ここで、建設業の場合について考えてみましょう。前述したように、マルチプル法では現状の利益やキャッシュフローのトレンドがずっと続くものと仮定しています。しかし、建設業界では今後、財政再建に向け公共工事の削減傾向が続き、また継続的な人口減少により民間工事も減少すると予想され、中期的にみると建設市場全体は縮小し続けていくと考えられます。このような市場環境のもとで中堅以下の建設業の会社の中には、生き残るために既存の特定の分野に特化するとか、あるいは新分野に進出するといった行動をとる会社がでてくるでしょう。こうした場合には会社の収益構造が大きく変わってきます。このようなケースではマルチプル法は使えないので、DCF法のように会社独自の業績予測をして評価を行う必要があるでしょう。

 

マルチプル法を適用するうえでのその他の留意点としては、類似会社の選び方があります。類似会社について、普通は複数の会社を選んで各会社の評価倍率の平均値をとります。では、いくつかの類似会社はどのように選ぶべきでしょうか。まず考えるのは、会社の製品やサービスの内容が似ているということでしょう。その他には、売上、利益、純資産の規模や従業員数なども検討する必要があると思います。また、成長性などもポイントになるかもしれません。すべてが似ている会社を見つけるのは不可能ですから、普通はどこかにポイントを置いて選ぶことになると思いますが、なぜ類似会社としてその会社を選んだかという理由をきちんと説明できる必要があります。

 

建設業の場合、類似会社をどのように選んだらよいでしょう。評価しようとする会社が、建築中心か土木中心か、公共工事中心か民間工事中心か、同じ建築でも住宅か住宅以外かなどで選ぶ会社が変わってきます。また、同じ住宅でも在来工法のところもあれば2×4(ツーバイフォー)の会社もあります。さらに、自社で施工している会社がある一方で設計管理のみ行っている会社もありますから、この辺も選ぶうえで考慮する必要があるでしょう。建設業の場合、特に公共工事中心の会社では、地域によって入札方法に違いがあることもありますから、地域性も大きく影響する点です。上場会社は中央に集中しているため、地方の建設業の場合には類似会社を見つけることが難しいかもしれません。

読者の方が実際に、ある会社についてマルチプル法の計算をしてみようと思われた場合は、インターネットや「会社四季報」、「日経会社情報」などを利用して類似会社のデータを集めてみるとよいでしょう。
マルチプル法はあくまで簡便的な方法ですからこの方法のみで評価することはありません。
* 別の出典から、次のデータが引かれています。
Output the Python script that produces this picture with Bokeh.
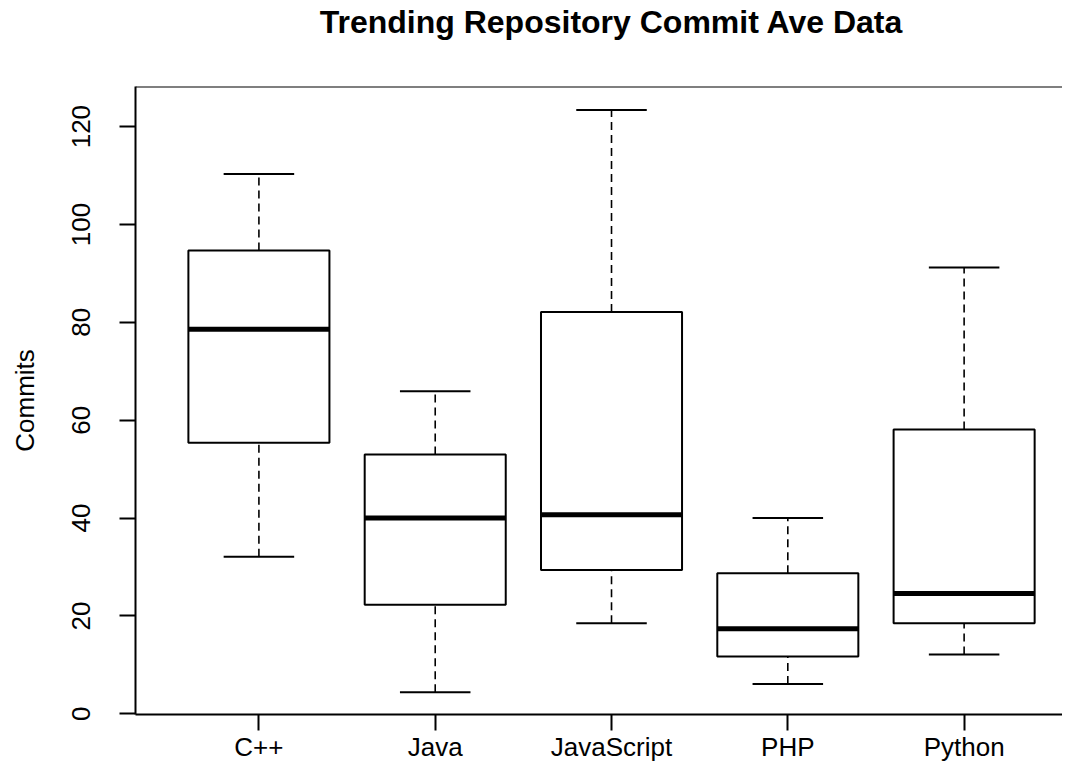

実務では、マルチプル法による計算で大まかな方向性を出しておいて次にDCF法の評価につなげるというように、DCF法とマルチプル法を併用する場合が多いようです。

企業評価については、今回が最終回となります。最後までお読みいただきありがとうございました。次回からは、「M&Aの法務」というテーマでお届けしますので、またお付き合いいただければ幸いです。